## Start

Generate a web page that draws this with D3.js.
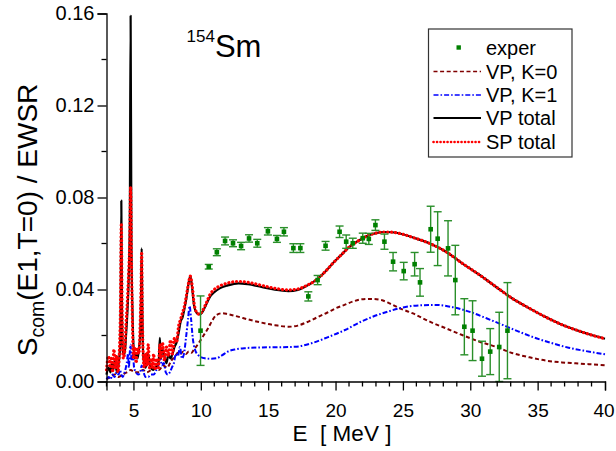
<!DOCTYPE html>
<html>
<head>
<meta charset="utf-8">
<script src="https://cdn.jsdelivr.net/npm/d3@7"></script>
<style>
  html, body { margin: 0; padding: 0; background: #fff; }
  svg text { font-family: "Liberation Sans", Arial, sans-serif; fill: #000; }
</style>
</head>
<body>
<svg id="chart" width="616" height="451"></svg>
<script>
// E1 strength of 154Sm: experimental points and model curves (E in MeV, S in EWSR units)

const expE = [9.98,10.59,11.19,11.80,12.39,12.99,13.58,14.19,14.98,15.65,16.17,16.87,17.39,17.98,18.67,19.26,20.30,20.79,21.28,22.02,22.47,22.96,23.63,24.27,25.06,25.87,26.27,27.06,27.58,28.35,28.89,29.56,30.17,30.87,31.48,32.15,32.76];
const expS = [0.0221,0.0499,0.0562,0.0611,0.0601,0.0589,0.0622,0.0601,0.0653,0.0620,0.0651,0.0580,0.0580,0.0370,0.0441,0.0590,0.0651,0.0608,0.0601,0.0623,0.0620,0.0680,0.0608,0.0521,0.0480,0.0510,0.0431,0.0662,0.0621,0.0579,0.0441,0.0238,0.0221,0.0099,0.0130,0.0150,0.0221];
const expErr = [0.0151,0.0010,0.0015,0.0017,0.0015,0.0016,0.0016,0.0017,0.0016,0.0015,0.0018,0.0019,0.0019,0.0020,0.0020,0.0019,0.0025,0.0029,0.0022,0.0022,0.0024,0.0023,0.0033,0.0040,0.0038,0.0051,0.0060,0.0100,0.0117,0.0120,0.0151,0.0122,0.0130,0.0076,0.0100,0.0151,0.0209];

// VP, K=0 component
const vpK0 = [[3.0,0.001],[3.3,0.002],[3.6,0.003],[3.9,0.002],[4.2,0.003],[4.5,0.004],[4.8,0.005],[5.1,0.004],[5.4,0.004],[5.7,0.005],[6.0,0.004],[6.3,0.005],[6.6,0.006],[6.9,0.005],[7.2,0.007],[7.5,0.006],[7.8,0.009],[8.1,0.011],[8.3,0.0125],[8.5,0.012],[8.7,0.013],[8.9,0.012],[9.1,0.013],[9.3,0.0125],[9.5,0.014],[9.7,0.0155],[9.93,0.0175],[10.2,0.020],[10.54,0.0231],[10.8,0.026],[11.16,0.0289],[11.6,0.0297],[12.0,0.0293],[12.76,0.0282],[13.5,0.0270],[14.5,0.0256],[15.5,0.0245],[16.5,0.0238],[17.2,0.0243],[17.8,0.0256],[18.6,0.0278],[19.4,0.0300],[20.0,0.0318],[20.7,0.0334],[21.3,0.0348],[21.9,0.0357],[22.6,0.0359],[23.4,0.0354],[24.0,0.0340],[24.7,0.0320],[25.7,0.0297],[27.0,0.0260],[28.2,0.0231],[29.4,0.0202],[30.7,0.0173],[31.9,0.0151],[33.1,0.0124],[34.4,0.0105],[35.6,0.0091],[36.8,0.0083],[37.8,0.0079],[40.0,0.0071]];

// VP, K=1 component
const vpK1 = [[3.0,0.001],[3.15,0.002],[3.3,0.001],[3.45,0.003],[3.6,0.002],[3.75,0.004],[3.9,0.003],[4.0,0.005],[4.1,0.003],[4.2,0.002],[4.35,0.004],[4.5,0.008],[4.6,0.012],[4.66,0.006],[4.72,0.012],[4.79,0.016],[4.86,0.009],[4.95,0.012],[5.05,0.006],[5.2,0.004],[5.35,0.003],[5.5,0.004],[5.61,0.007],[5.75,0.004],[5.9,0.002],[6.1,0.002],[6.3,0.003],[6.5,0.003],[6.7,0.005],[6.85,0.007],[7.0,0.011],[7.1,0.007],[7.25,0.008],[7.4,0.004],[7.55,0.003],[7.7,0.004],[7.85,0.006],[8.0,0.008],[8.15,0.012],[8.3,0.011],[8.45,0.015],[8.6,0.010],[8.75,0.012],[8.9,0.019],[9.05,0.027],[9.17,0.0328],[9.28,0.027],[9.4,0.019],[9.56,0.014],[9.8,0.0115],[10.3,0.0101],[10.7,0.0099],[11.16,0.0101],[11.6,0.0115],[12.0,0.0130],[12.6,0.0140],[13.3,0.0145],[14.5,0.0148],[15.7,0.0149],[17.0,0.0151],[18.2,0.0166],[19.4,0.0192],[20.7,0.0224],[21.9,0.0260],[23.1,0.0289],[24.0,0.0306],[24.7,0.0318],[26.2,0.0331],[27.5,0.0333],[28.7,0.0323],[29.9,0.0304],[31.2,0.0275],[32.4,0.0246],[33.6,0.0217],[34.9,0.0188],[36.1,0.0166],[37.3,0.0147],[38.6,0.0132],[40.0,0.0118]];

// VP total
const vpTotal = [[3.0,0.003],[3.15,0.006],[3.3,0.004],[3.4,0.008],[3.5,0.005],[3.6,0.009],[3.7,0.006],[3.8,0.004],[3.9,0.008],[4.0,0.014],[4.05,0.03],[4.10,0.0786],[4.15,0.03],[4.22,0.012],[4.35,0.012],[4.45,0.02],[4.55,0.03],[4.65,0.045],[4.73,0.07],[4.79,0.159],[4.85,0.06],[4.93,0.03],[5.0,0.016],[5.1,0.01],[5.2,0.012],[5.3,0.01],[5.4,0.014],[5.5,0.02],[5.56,0.035],[5.61,0.0579],[5.66,0.03],[5.72,0.012],[5.8,0.008],[5.9,0.006],[6.0,0.009],[6.1,0.012],[6.2,0.008],[6.3,0.006],[6.45,0.005],[6.6,0.006],[6.75,0.007],[6.88,0.009],[6.96,0.019],[7.03,0.01],[7.15,0.014],[7.3,0.011],[7.45,0.008],[7.6,0.012],[7.75,0.01],[7.9,0.012],[8.05,0.015],[8.2,0.017],[8.35,0.021],[8.5,0.026],[8.65,0.028],[8.8,0.032],[8.95,0.037],[9.1,0.043],[9.22,0.0458],[9.35,0.041],[9.5,0.033],[9.7,0.0298],[9.9,0.0292],[10.1,0.030],[10.4,0.0335],[10.7,0.037],[11.0,0.0388],[11.4,0.0405],[12.0,0.0418],[12.8,0.0427],[13.5,0.0423],[14.5,0.0411],[15.5,0.0399],[16.5,0.0393],[17.2,0.0398],[17.8,0.0414],[18.6,0.0443],[19.3,0.0482],[19.8,0.0514],[20.5,0.0555],[21.0,0.0584],[21.7,0.0612],[22.3,0.0632],[23.0,0.0645],[23.6,0.0650],[24.2,0.0649],[25.0,0.0640],[25.7,0.0627],[27.0,0.0600],[28.2,0.0564],[29.4,0.0514],[30.7,0.0463],[31.9,0.0412],[33.1,0.0362],[34.4,0.0318],[35.6,0.0280],[36.8,0.0247],[38.1,0.0219],[39.0,0.0202],[40.0,0.0186]];

// SP total
const spTotal = [[3.0,0.005],[3.15,0.011],[3.3,0.006],[3.35,0.010],[3.45,0.004],[3.55,0.014],[3.65,0.006],[3.75,0.011],[3.85,0.004],[3.95,0.012],[4.03,0.03],[4.10,0.0688],[4.17,0.025],[4.25,0.01],[4.35,0.013],[4.45,0.025],[4.55,0.035],[4.65,0.048],[4.72,0.06],[4.79,0.0847],[4.86,0.05],[4.93,0.025],[5.0,0.01],[5.1,0.015],[5.2,0.008],[5.3,0.014],[5.4,0.012],[5.5,0.025],[5.56,0.04],[5.61,0.0564],[5.66,0.03],[5.72,0.012],[5.8,0.006],[5.9,0.012],[6.0,0.007],[6.1,0.016],[6.2,0.006],[6.3,0.010],[6.4,0.006],[6.5,0.012],[6.6,0.005],[6.75,0.010],[6.85,0.006],[6.96,0.016],[7.05,0.010],[7.15,0.017],[7.3,0.009],[7.45,0.015],[7.6,0.011],[7.75,0.018],[7.9,0.012],[8.05,0.019],[8.2,0.017],[8.35,0.024],[8.5,0.027],[8.65,0.030],[8.8,0.033],[8.95,0.038],[9.1,0.043],[9.22,0.0458],[9.35,0.042],[9.5,0.034],[9.7,0.0300],[9.9,0.0292],[10.1,0.0305],[10.4,0.034],[10.7,0.038],[11.0,0.0400],[11.4,0.0415],[12.0,0.0428],[12.8,0.0435],[13.5,0.0431],[14.5,0.0418],[15.5,0.0405],[16.5,0.0398],[17.2,0.0402],[17.8,0.0416],[18.6,0.0443],[19.3,0.0482],[19.8,0.0514],[20.5,0.0555],[21.0,0.0584],[21.7,0.0612],[22.3,0.0632],[23.0,0.0645],[23.6,0.0650],[24.2,0.0649],[25.0,0.0640],[25.7,0.0627],[27.0,0.0600],[28.2,0.0564],[29.4,0.0514],[30.7,0.0463],[31.9,0.0412],[33.1,0.0362],[34.4,0.0318],[35.6,0.0280],[36.8,0.0247],[38.1,0.0219],[39.0,0.0202],[40.0,0.0186]];

const xTicks = [5, 10, 15, 20, 25, 30, 35, 40];
const yTicks = [0, 0.04, 0.08, 0.12, 0.16];
const legendLabels = ["exper", "VP, K=0", "VP, K=1", "VP total", "SP total"];

const svg = d3.select("#chart");
const x = d3.scaleLinear().domain([3, 40]).range([106.5, 605]);
const y = d3.scaleLinear().domain([0, 0.16]).range([381.5, 13.5]);

// curve styles
const styles = {
  k0: { stroke: "#800000", width: 2,   dash: "4 2.6",     cap: "butt" },
  k1: { stroke: "#0000ff", width: 2,   dash: "5 2 1.6 2", cap: "butt" },
  vp: { stroke: "#000000", width: 2.2, dash: null,        cap: "butt" },
  sp: { stroke: "#ff0000", width: 3.2, dash: "0.1 3.8",   cap: "round" }
};

const line = d3.line().x(d => x(d[0])).y(d => y(d[1])).curve(d3.curveMonotoneX);

function drawCurve(data, st) {
  const p = svg.append("path")
    .attr("d", line(data))
    .attr("fill", "none")
    .attr("stroke", st.stroke)
    .attr("stroke-width", st.width)
    .attr("stroke-linecap", st.cap)
    .attr("stroke-linejoin", "round");
  if (st.dash) p.attr("stroke-dasharray", st.dash);
}

drawCurve(vpK0, styles.k0);
drawCurve(vpK1, styles.k1);
drawCurve(vpTotal, styles.vp);
drawCurve(spTotal, styles.sp);

// experimental points with error bars
const expGreen = "#008000";
const exp = expE.map((e, i) => ({ e, s: expS[i], err: expErr[i] }));
const eg = svg.append("g");
exp.forEach(d => {
  const cx = x(d.e);
  const lo = y(Math.max(0, d.s - d.err));
  const hi = y(d.s + d.err);
  eg.append("line").attr("x1", cx).attr("x2", cx).attr("y1", lo).attr("y2", hi)
    .attr("stroke", "#2a8f2a").attr("stroke-width", 1.4);
  [lo, hi].forEach(yy => {
    eg.append("line").attr("x1", cx - 4).attr("x2", cx + 4).attr("y1", yy).attr("y2", yy)
      .attr("stroke", "#2a8f2a").attr("stroke-width", 1.4);
  });
  eg.append("rect").attr("x", cx - 2.3).attr("y", y(d.s) - 2.3)
    .attr("width", 4.6).attr("height", 4.6).attr("fill", expGreen);
});

// axes
const xAxis = d3.axisBottom(x).tickValues(xTicks).tickSize(9).tickPadding(13).tickFormat(d3.format("d"));
const gx = svg.append("g").attr("transform", `translate(0,${y(0)})`).call(xAxis);
gx.attr("font-family", null);
gx.select(".domain").attr("stroke-width", 1.3);
gx.selectAll(".tick line").attr("stroke-width", 1.3);
gx.selectAll(".tick text").style("font-size", "19px")
  .attr("dx", d => d === 40 ? -1.5 : 0);
gx.selectAll("line.minor").data(d3.range(3, 41).filter(v => v % 5 !== 0)).enter()
  .append("line").attr("class", "minor")
  .attr("x1", d => x(d)).attr("x2", d => x(d)).attr("y1", 0).attr("y2", 5)
  .attr("stroke", "#000").attr("stroke-width", 1.3);

const yAxis = d3.axisLeft(y).tickValues(yTicks).tickSize(9).tickPadding(3).tickFormat(d3.format(".2f"));
const gy = svg.append("g").attr("transform", `translate(${x(3)},0)`).call(yAxis);
gy.attr("font-family", null);
gy.select(".domain").attr("stroke-width", 1.3);
gy.selectAll(".tick line").attr("stroke-width", 1.3);
gy.selectAll(".tick text").style("font-size", "20px");
gy.selectAll("line.minor").data([0.02, 0.06, 0.10, 0.14]).enter()
  .append("line").attr("class", "minor")
  .attr("y1", d => y(d)).attr("y2", d => y(d)).attr("x1", 0).attr("x2", -5)
  .attr("stroke", "#000").attr("stroke-width", 1.3);

// axis titles
svg.append("text").attr("x", 342).attr("y", 441).attr("text-anchor", "middle")
  .style("font-size", "22.5px").style("white-space", "pre").text("E  [ MeV ]");

const yt = svg.append("text").attr("transform", "translate(37,220) rotate(-90)")
  .attr("text-anchor", "middle").style("font-size", "28px");
yt.append("tspan").text("S");
yt.append("tspan").attr("dy", 7).style("font-size", "19.5px").text("com");
yt.append("tspan").attr("dy", -7).text("(E1,T=0) / EWSR");

// nucleus label
const nl = svg.append("text").attr("x", 186.5).attr("y", 57);
nl.append("tspan").attr("dy", -15).style("font-size", "17px").text("154");
nl.append("tspan").attr("dy", 15).style("font-size", "31px").text("Sm");

// legend
const lg = svg.append("g");
lg.append("rect").attr("x", 428.5).attr("y", 29).attr("width", 143.5).attr("height", 128)
  .attr("fill", "#fff").attr("stroke", "#333").attr("stroke-width", 1.2);
const rowY = [47.5, 71.5, 95, 118, 142];
const keys = [null, "k0", "k1", "vp", "sp"];
legendLabels.forEach((lab, i) => {
  const yy = rowY[i];
  if (i === 0) {
    lg.append("rect").attr("x", 456.5).attr("y", yy - 2.2).attr("width", 4.4).attr("height", 4.4).attr("fill", expGreen);
  } else {
    const st = styles[keys[i]];
    const l = lg.append("line").attr("x1", 433.5).attr("x2", 481).attr("y1", yy).attr("y2", yy)
      .attr("stroke", st.stroke).attr("stroke-width", i === 4 ? 2.6 : (i === 3 ? 2.2 : 1.5))
      .attr("stroke-linecap", st.cap);
    if (st.dash) l.attr("stroke-dasharray", i === 4 ? "0.1 3.4" : st.dash);
  }
  lg.append("text").attr("x", 486).attr("y", yy).attr("dy", "0.36em")
    .style("font-size", "20px").text(lab);
});
</script>
</body>
</html>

## End

* [Exercise details]: Only the lines from the top of the data through the line with "in EWSR units)" should be quoted, exactly and with both ends kept; skip the pictures.

* [Problem solution]:
Generate a web page that draws this with D3.js.
<!DOCTYPE html>
<html>
<head>
<meta charset="utf-8">
<script src="https://cdn.jsdelivr.net/npm/d3@7"></script>
<style>
  html, body { margin: 0; padding: 0; background: #fff; }
  svg text { font-family: "Liberation Sans", Arial, sans-serif; fill: #000; }
</style>
</head>
<body>
<svg id="chart" width="616" height="451"></svg>
<script>
// E1 strength of 154Sm: experimental points and model curves (E in MeV, S in EWSR units)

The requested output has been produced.